The Culture Behind the Code Part 1: Inside the Human Systems of Manufacturing

For many companies, process improvement means automation, integration, and standardization. But as Dana Korf explains, systems don’t exist in isolation. They’re built, broken, and bent by people. And if you don’t understand how those people work together – or don’t – no amount of technology will fix what’s failing.

Amtech CEO Jay Patel sat down with Dana, a veteran of engineering leadership and systems transformation across global manufacturing operations, to understand what really happens when companies try to modernize. At the heart of every successful modernization effort is a cultural shift. Transformation comes from how people communicate, coordinate, and carry knowledge between teams. The systems and workflows can only go as far as the culture that supports them. That’s where things tend to break down, and where organizations can make the most progress when they’re willing to look inward.

Siloed Teams, Siloed Thinking

Manufacturing relies on interdependent teams like sales, engineering, production, purchasing, logistics. But too often, these teams don’t actually work together. They work next to each other. Dana calls this “tribal operation.” Each group operates in a bubble, focused on its own goals, using its own tools and terminology. This leads to:

  • Sales closes a deal without checking lead times.
  • Engineering releases a design that purchasing can’t source.
  • Production improvises a workaround that never makes it back into documentation.
  • Finance reports margins that don’t reflect the real cost of rework and delays.

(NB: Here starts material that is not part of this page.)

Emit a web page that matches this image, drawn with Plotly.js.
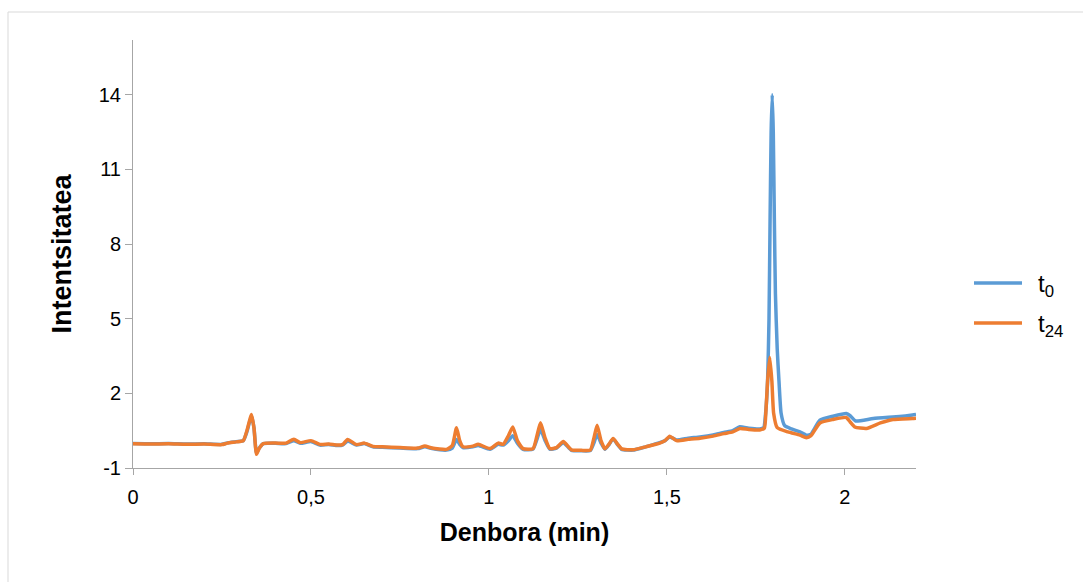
<!DOCTYPE html>
<html>
<head>
<meta charset="utf-8">
<script src="https://cdn.plot.ly/plotly-3.0.1.min.js"></script>
<style>
  html, body { margin: 0; padding: 0; background: #ffffff; }
  #chart { width: 1083px; height: 582px; }
</style>
</head>
<body>
<div id="chart"></div>
<script>
// ---- Data ----
const seriesNames = ['t<sub>0</sub>', 't<sub>24</sub>'];

const timeT0 = [0, 0.05, 0.10, 0.15, 0.20, 0.25, 0.265, 0.29, 0.31, 0.32, 0.333, 0.34, 0.347, 0.355, 0.366,
  0.40, 0.43, 0.452, 0.47, 0.50, 0.525, 0.55, 0.575, 0.59, 0.603, 0.628, 0.65, 0.674, 0.70, 0.75, 0.80,
  0.82, 0.84, 0.881, 0.897, 0.909, 0.918, 0.927, 0.955, 0.97, 1.003, 1.026, 1.04, 1.055, 1.067, 1.08,
  1.096, 1.124, 1.135, 1.145, 1.158, 1.171, 1.19, 1.209, 1.232, 1.26, 1.285, 1.295, 1.304, 1.315, 1.326,
  1.337, 1.349, 1.362, 1.373, 1.405, 1.44, 1.48, 1.495, 1.508, 1.527, 1.56, 1.593, 1.63, 1.66, 1.685,
  1.705, 1.73, 1.761, 1.772, 1.778, 1.783, 1.787, 1.790, 1.793, 1.796, 1.799, 1.802, 1.805, 1.810, 1.815,
  1.821, 1.831, 1.85, 1.874, 1.892, 1.905, 1.93, 1.967, 2.004, 2.015, 2.03, 2.08, 2.154, 2.19, 2.2];
const valueT0 = [-0.02, -0.03, -0.02, -0.04, -0.03, -0.05, 0.01, 0.06, 0.1, 0.45, 1.1, 0.6, -0.4, -0.2, -0.02,
  -0.01, -0.02, 0.1, -0.01, 0.06, -0.08, -0.06, -0.1, -0.07, 0.08, -0.08, -0.02, -0.15, -0.17, -0.2, -0.22,
  -0.15, -0.22, -0.28, -0.2, 0.15, -0.05, -0.18, -0.15, -0.1, -0.25, -0.05, -0.08, 0.1, 0.3, 0.0,
  -0.25, -0.24, 0.15, 0.55, 0.1, -0.24, -0.2, 0.02, -0.29, -0.31, -0.3, 0.0, 0.35, 0.0, -0.25,
  -0.07, 0.17, -0.07, -0.25, -0.28, -0.15, 0.02, 0.1, 0.25, 0.13, 0.2, 0.25, 0.33, 0.43, 0.5,
  0.66, 0.6, 0.57, 0.62, 1.3, 2.5, 5.0, 9.0, 12.5, 14.0, 12.5, 9.0, 6.0, 3.8, 2.5,
  1.2, 0.7, 0.57, 0.45, 0.32, 0.36, 0.92, 1.08, 1.19, 1.1, 0.89, 0.99, 1.07, 1.13, 1.15];

const timeT24 = [0, 0.05, 0.10, 0.15, 0.20, 0.25, 0.265, 0.29, 0.31, 0.32, 0.333, 0.34, 0.347, 0.355, 0.366,
  0.40, 0.43, 0.452, 0.47, 0.50, 0.525, 0.55, 0.575, 0.59, 0.603, 0.628, 0.65, 0.674, 0.70, 0.75, 0.80,
  0.82, 0.84, 0.881, 0.897, 0.909, 0.918, 0.927, 0.955, 0.97, 1.003, 1.026, 1.04, 1.055, 1.067, 1.08,
  1.096, 1.124, 1.135, 1.145, 1.158, 1.171, 1.19, 1.209, 1.232, 1.26, 1.285, 1.295, 1.304, 1.315, 1.326,
  1.337, 1.349, 1.362, 1.373, 1.405, 1.44, 1.48, 1.495, 1.508, 1.527, 1.56, 1.593, 1.63, 1.66, 1.685,
  1.705, 1.73, 1.761, 1.774, 1.778, 1.783, 1.789, 1.795, 1.800, 1.810, 1.84, 1.874, 1.892, 1.905, 1.93,
  1.967, 2.004, 2.015, 2.028, 2.061, 2.1, 2.135, 2.19, 2.2];
const valueT24 = [-0.03, -0.04, -0.03, -0.05, -0.04, -0.06, 0.0, 0.05, 0.1, 0.5, 1.15, 0.6, -0.45, -0.2, -0.02,
  0.0, 0.0, 0.16, 0.02, 0.1, -0.05, -0.04, -0.08, -0.05, 0.15, -0.06, 0.0, -0.13, -0.15, -0.18, -0.2,
  -0.12, -0.2, -0.25, -0.1, 0.62, 0.1, -0.15, -0.12, -0.05, -0.22, 0.0, -0.05, 0.3, 0.65, 0.1,
  -0.22, -0.22, 0.3, 0.82, 0.2, -0.22, -0.18, 0.06, -0.27, -0.29, -0.28, 0.2, 0.72, 0.1, -0.23,
  -0.05, 0.19, -0.05, -0.23, -0.27, -0.15, 0.0, 0.1, 0.28, 0.1, 0.15, 0.2, 0.28, 0.38, 0.45,
  0.59, 0.55, 0.53, 0.6, 1.2, 2.5, 3.45, 2.5, 1.2, 0.62, 0.45, 0.32, 0.22, 0.3, 0.81,
  0.95, 1.03, 0.85, 0.65, 0.59, 0.81, 0.95, 0.99, 1.0];

const xTickValues = [0, 0.5, 1, 1.5, 2];
const xTickLabels = ['0', '0,5', '1', '1,5', '2'];
const yTickValues = [-1, 2, 5, 8, 11, 14];
const yTickLabels = ['-1', '2', '5', '8', '11', '14'];

// ---- Styling ----
const colors = ['#5B9BD5', '#ED7D31'];
const fontFamily = '"Liberation Sans", Arial, sans-serif';
const W = 1083, H = 582;
const M = {l: 133, r: 167, t: 40, b: 114};
const pw = W - M.l - M.r, ph = H - M.t - M.b;
const px = x => (x - M.l) / pw;       // pixel x -> paper
const py = y => (H - M.b - y) / ph;   // pixel y -> paper

const traces = [
  {x: timeT0, y: valueT0, name: seriesNames[0], type: 'scatter', mode: 'lines',
   line: {color: colors[0], width: 3.5, shape: 'spline', smoothing: 0.5}, showlegend: false, hoverinfo: 'skip'},
  {x: timeT24, y: valueT24, name: seriesNames[1], type: 'scatter', mode: 'lines',
   line: {color: colors[1], width: 3.5, shape: 'spline', smoothing: 0.5}, showlegend: false, hoverinfo: 'skip'}
];

const legendY = [283, 323];
const shapes = [
  // outer chart-area border (left and top)
  {type: 'line', xref: 'paper', yref: 'paper', x0: px(8), x1: px(8), y0: py(12), y1: py(600),
   line: {color: '#D9D9D9', width: 1}},
  {type: 'line', xref: 'paper', yref: 'paper', x0: px(8), x1: px(1090), y0: py(12), y1: py(12),
   line: {color: '#D9D9D9', width: 1}}
];
const annotations = [];
seriesNames.forEach((n, i) => {
  shapes.push({type: 'line', xref: 'paper', yref: 'paper', x0: px(974), x1: px(1022),
    y0: py(legendY[i]), y1: py(legendY[i]), line: {color: colors[i], width: 3.5}});
  annotations.push({xref: 'paper', yref: 'paper', x: px(1036), y: py(legendY[i] + 2),
    xanchor: 'left', yanchor: 'middle', text: n, showarrow: false,
    font: {family: fontFamily, size: 24, color: '#000'}});
});

const layout = {
  width: W, height: H,
  margin: M,
  paper_bgcolor: '#ffffff', plot_bgcolor: '#ffffff',
  font: {family: fontFamily, size: 20, color: '#000'},
  showlegend: false,
  xaxis: {
    range: [0, 2.2], tickvals: xTickValues, ticktext: xTickLabels,
    showline: true, linecolor: '#A6A6A6', linewidth: 1, mirror: false,
    ticks: 'outside', ticklen: 6, tickcolor: '#A6A6A6', tickwidth: 1,
    showgrid: false, zeroline: false, ticklabelstandoff: 5,
    tickfont: {family: fontFamily, size: 20, color: '#000'},
    title: {text: '<b>Denbora (min)</b>', font: {family: fontFamily, size: 25, color: '#000'}, standoff: 16}
  },
  yaxis: {
    range: [-1, 16.2], tickvals: yTickValues, ticktext: yTickLabels,
    showline: true, linecolor: '#A6A6A6', linewidth: 1,
    ticks: 'outside', ticklen: 7, tickcolor: '#A6A6A6', tickwidth: 1,
    showgrid: false, zeroline: false,
    tickfont: {family: fontFamily, size: 20, color: '#000'},
    title: {text: '<b>Intentsitatea</b>', font: {family: fontFamily, size: 27, color: '#000'}, standoff: 19}
  },
  shapes: shapes,
  annotations: annotations
};

Plotly.newPlot('chart', traces, layout, {staticPlot: true, displayModeBar: false});
</script>
</body>
</html>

“No one is malicious,” Dana says. “But they’re optimizing for their own metrics, not the company’s success.”

The Illusion of Process

From the outside, it may look you have strong processes. People follow steps. Orders get entered. Parts get made. But when you dig deeper, you find those steps depend on individuals. Who they know, what they remember, which spreadsheet they update.

Productive process means repeatability. Dana describes one plant where a machine only ran properly when a certain operator was on shift. There were no settings documented. No maintenance history. Just a guy who knew the quirks. That isn’t a process. It’s a personality.

This shows up most clearly during turnover, illness, or rapid growth. Suddenly, the “system” doesn’t work. Not because the steps changed, but because no one can explain them. What passed for a process was just tribal knowledge in disguise.

Ownership Is Everyone’s Job (Which Means No One’s)

One of Dana’s sharpest insights is how often companies lack clear ownership of core processes. He tells the story of a major rollout that failed not because the system was bad, but because every department thought someone else was responsible for how orders flowed.

“They built a system to support a process that didn’t exist,” he says.

You can’t automate ambiguity. When it’s not clear who owns which part of a workflow, or how those parts connect, any new system just amplifies the confusion. And without ownership, there’s no accountability when things break.

Communication as Infrastructure

We often think of infrastructure as physical or digital. Machines, networks, databases. But Dana pushes leaders to think of communication as infrastructure, too.

  • Who talks to whom when something changes?
  • Where does critical information live?
  • How does a planner know a new part number was released?

When communication depends on hallway conversations or buried emails, failure is a matter of time. A missed part number here. A duplicate drawing there. A six-week delay because the person who knew the workaround was on vacation.

Dana’s advice is to design communication the same way you’d design a production line. With intention, structure, and redundancy.

Resistance Isn’t Always Stubbornness

It’s easy to frame resistance to change as fear, laziness, or ego. But most resistance is rational, at least from the person’s point of view. If someone’s job security depends on being the only person who knows how something works, why would they share it? If a new process exposes flaws in an old one, what incentive do they have to cooperate?

“If people don’t feel safe raising problems, you won’t fix anything real. Because then what happens is everybody just works around it. And those workarounds become the system.”

In one case, a company tried to streamline a workflow only to discover that the “inefficiency” they were fixing had been deliberately introduced to protect a fragile upstream process. What looked like a design flaw was actually a defense mechanism.

“You have to understand the human reasons things are the way they are,” Dana says. “Otherwise your fix will get rejected like a bad organ transplant.”

What Makes Culture Workable

Culture isn’t soft. It’s not about motivational posters or pizza Fridays. It’s the set of default behaviors that govern what people do when no one’s watching.

There are some signals that a company’s culture is healthy enough for improvement:

  • People feel safe raising problems without fear of punishment.
  • Teams share knowledge instead of hoarding it.
  • Leadership asks why before assigning blame.
  • Processes are documented and regularly revisited.
  • Improvements are tested and measured, not just announced.

These sound simple. But they require daily discipline and often, a fundamental shift in how success is measured. From individual efficiency to collective effectiveness. From local wins to system-wide outcomes.